Two new studies find that contrast-enhanced ultrasound (CEUS) is more effective than MRI when examining specific tumors

Contrast-enhanced ultrasound (CEUS) is more accurate and reliable than MRI for examining certain liver and kidney nodules, according to two new studies published in the Journal of Ultrasound in Medicine (JUM) and highlighted by the International Contrast Ultrasound Society (ICUS).

“We found that CEUS is a better and less expensive first-step evaluation for newly-discovered liver nodules,” said Dr. Stephanie Wilson, principal investigator of the liver CEUS study, which followed 196 patients at the University of Calgary for two years. Dr. Wilson is a clinical professor of radiology and gastroenterology at the University of Calgary and Co-President of ICUS.

“CEUS found malignant or pre-malignant diagnoses that would likely have been missed or delayed if we had not used CEUS in these patients,” according to Dr. Wilson. “In addition, CEUS quickly and reliably identified benign lesions and pseudo-lesions, sparing these patients the costs and risks associated with unnecessary downstream testing and procedures,” she added. This study suggests that CEUS scans are at least equivalent if not superior to MRI for evaluating these liver lesions, and CEUS should be the first investigation for nodules found on surveillance for liver cancer, according to Dr. Wilson.

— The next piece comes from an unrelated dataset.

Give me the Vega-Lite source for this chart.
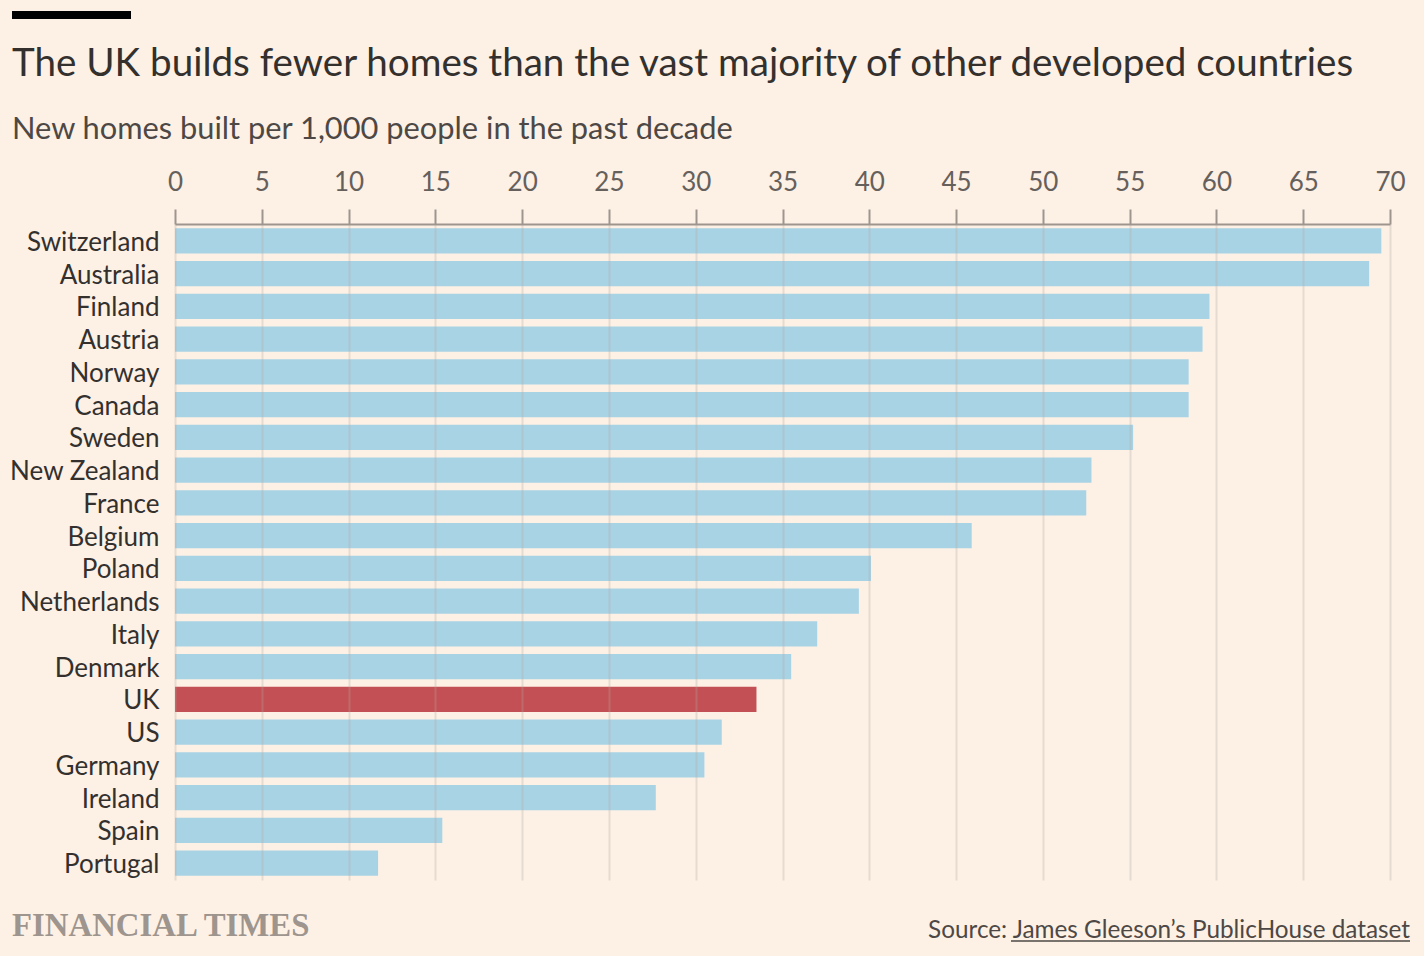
{
  "$schema": "https://vega.github.io/schema/vega-lite/v6.json",
  "width": 1215,
  "height": 656,
  "autosize": {"type": "none"},
  "padding": {"left": 175, "top": 224, "right": 34, "bottom": 76},
  "background": "#fdf1e6",
  "title": {
    "text": "The UK builds fewer homes than the vast majority of other developed countries",
    "subtitle": "New homes built per 1,000 people in the past decade",
    "anchor": "start",
    "frame": "group",
    "dx": -163,
    "offset": -135,
    "font": "Lato",
    "fontSize": 38.6,
    "fontWeight": "normal",
    "color": "#33302e",
    "subtitleFont": "Lato",
    "subtitleFontSize": 30.8,
    "subtitleColor": "#4d4845",
    "subtitlePadding": 31
  },
  "data": {
    "values": [
      {"country": "Switzerland", "homes": 69.5},
      {"country": "Australia", "homes": 68.8},
      {"country": "Finland", "homes": 59.6},
      {"country": "Austria", "homes": 59.2},
      {"country": "Norway", "homes": 58.4},
      {"country": "Canada", "homes": 58.4},
      {"country": "Sweden", "homes": 55.2},
      {"country": "New Zealand", "homes": 52.8},
      {"country": "France", "homes": 52.5},
      {"country": "Belgium", "homes": 45.9},
      {"country": "Poland", "homes": 40.1},
      {"country": "Netherlands", "homes": 39.4},
      {"country": "Italy", "homes": 37.0},
      {"country": "Denmark", "homes": 35.5},
      {"country": "UK", "homes": 33.5},
      {"country": "US", "homes": 31.5},
      {"country": "Germany", "homes": 30.5},
      {"country": "Ireland", "homes": 27.7},
      {"country": "Spain", "homes": 15.4},
      {"country": "Portugal", "homes": 11.7}
    ]
  },
  "layer": [
    {
      "mark": {"type": "bar"},
      "encoding": {
        "y": {
          "field": "country",
          "type": "nominal",
          "sort": null,
          "scale": {"paddingInner": 0.23, "paddingOuter": 0.13},
          "axis": {
            "title": null,
            "ticks": false,
            "domain": false,
            "labelFont": "Lato",
            "labelFontSize": 26,
            "labelColor": "#33302e",
            "labelPadding": 16,
            "labelOffset": 2
          }
        },
        "x": {
          "field": "homes",
          "type": "quantitative",
          "scale": {"domain": [0, 70], "nice": false},
          "axis": {
            "orient": "top",
            "title": null,
            "values": [0, 5, 10, 15, 20, 25, 30, 35, 40, 45, 50, 55, 60, 65, 70],
            "labelFont": "Lato",
            "labelFontSize": 26,
            "labelColor": "#66605c",
            "labelPadding": 14,
            "labelFlush": false,
            "labelOverlap": false,
            "tickSize": 15,
            "tickColor": "#9e958e",
            "tickWidth": 2,
            "domainColor": "#9e958e",
            "domainWidth": 2,
            "gridColor": "#b3a89e",
            "gridOpacity": 0.3,
            "gridWidth": 2,
            "zindex": 1
          }
        },
        "color": {
          "condition": {"test": "datum.country === 'UK'", "value": "#c35054"},
          "value": "#a8d3e4"
        }
      }
    },
    {
      "data": {"values": [{}]},
      "mark": {"type": "rule", "stroke": "#000000", "strokeWidth": 8},
      "encoding": {"x": {"value": -163}, "x2": {"value": -44}, "y": {"value": -209}}
    },
    {
      "data": {"values": [{}]},
      "mark": {"type": "text", "text": "FINANCIAL TIMES", "font": "Liberation Serif", "fontSize": 32.8, "fontWeight": "bold", "color": "#9e958e", "align": "left", "baseline": "alphabetic"},
      "encoding": {"x": {"value": -163}, "y": {"value": 712}}
    },
    {
      "data": {"values": [{}]},
      "mark": {"type": "text", "text": "Source: James Gleeson’s PublicHouse dataset", "font": "Lato", "fontSize": 24.3, "color": "#4d4845", "align": "right", "baseline": "alphabetic"},
      "encoding": {"x": {"value": 1235}, "y": {"value": 714}}
    },
    {
      "data": {"values": [{}]},
      "mark": {"type": "rule", "stroke": "#4d4845", "strokeWidth": 1.5},
      "encoding": {"x": {"value": 836}, "x2": {"value": 1235}, "y": {"value": 717}}
    }
  ],
  "config": {"view": {"stroke": null}}
}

She called upon the American Association for the Study of Liver Diseases (AASLD) to include CEUS in its liver imaging guidelines, along with MRI and CT. Meanwhile, an Ohio team reviewed clinical data over a 10 year period to assess the accuracy of CEUS diagnoses of benign kidney nodules in 341 patients. Their blinded analysis found that none of the CEUS diagnoses changed during that period.

“Our data confirm that when CEUS determines a kidney mass is benign, the mass is benign and no further follow up is needed — sparing the patient from unnecessary downstream tests, anxiety and costs,” according to Dr. Richard G. Barr, the lead author of the kidney CEUS study. Dr. Barr is a professor of radiology at the Northeast Ohio Medical University and treasurer of ICUS.

CEUS is a non-invasive imaging tool that is safely and routinely used worldwide to help identify and characterize cancers, diagnose heart and vascular disease, monitor chronic gastro-intestinal diseases and monitor therapy.

Ultrasound contrast agents are administered intravenously to enhance the images produced by ultrasound scans, allowing for visualization of abnormal microvascular blood flow patterns in real time.

“It is important to remember that ultrasound contrast agents do not contain iodinated dye and do not harm the kidneys, making CEUS the examination of choice for patients with renal insufficiency,” according to Dr. Barr.

“In addition, CEUS allows for improved visualization of enhancement patterns in real time, the thin slice thickness of CEUS allows for evaluation of small nodules, multiplanar imaging allows for improved visualization and confirmation of enhancement, and multiple doses may be used during the same examination to provide an opportunity to image the lesion thoroughly,” Dr. Barr said. “Since kidney masses are often found on imaging for other indications, CEUS offers an essential imaging option because it is safe, accurate, low-cost, radiation-free and can help these patients avoid additional unnecessary tests and surgery,” he added.

“Further, due to radiation exposure associated with CT, we believe CT should not be used as the first line imaging modality for assessing cystic lesions that are most probably benign in character,” Dr. Barr said, citing the FDA’s recent white paper addressing unnecessary radiation exposure from medical imaging.

Many urologists are now also finding that CEUS is essential for diagnosing indeterminate kidney masses.

“If CEUS shows concern for malignancy of renal masses, we have complete confidence in proceeding with treatment; and if CEUS confirms a lesion to be benign our Urology group feels equally assured that it is safe to follow such lesions over time and to forego treatment,” said Dr. Daniel Ricchiuti, a urologist in Boardman, Ohio.

The Canadian liver study represents the first prospective comparison of CEUS and contrast-enhanced MRI for assessment of newly-discovered liver nodules, according to Dr. Wilson.

She said her study showed that CEUS offers superior sensitivity when compared to MRI (81% vs 64%) for the diagnosis of malignancy, without compromising specificity (92% vs. 93%). In addition, CEUS was more likely than MRI to reproduce and characterize the nodule found on screening (97% vs. 78.5%).

Nonetheless, MRI remains an essential tool for managing patients with malignant tumors, particularly for staging these tumors prior to treatment, according to Dr. Wilson.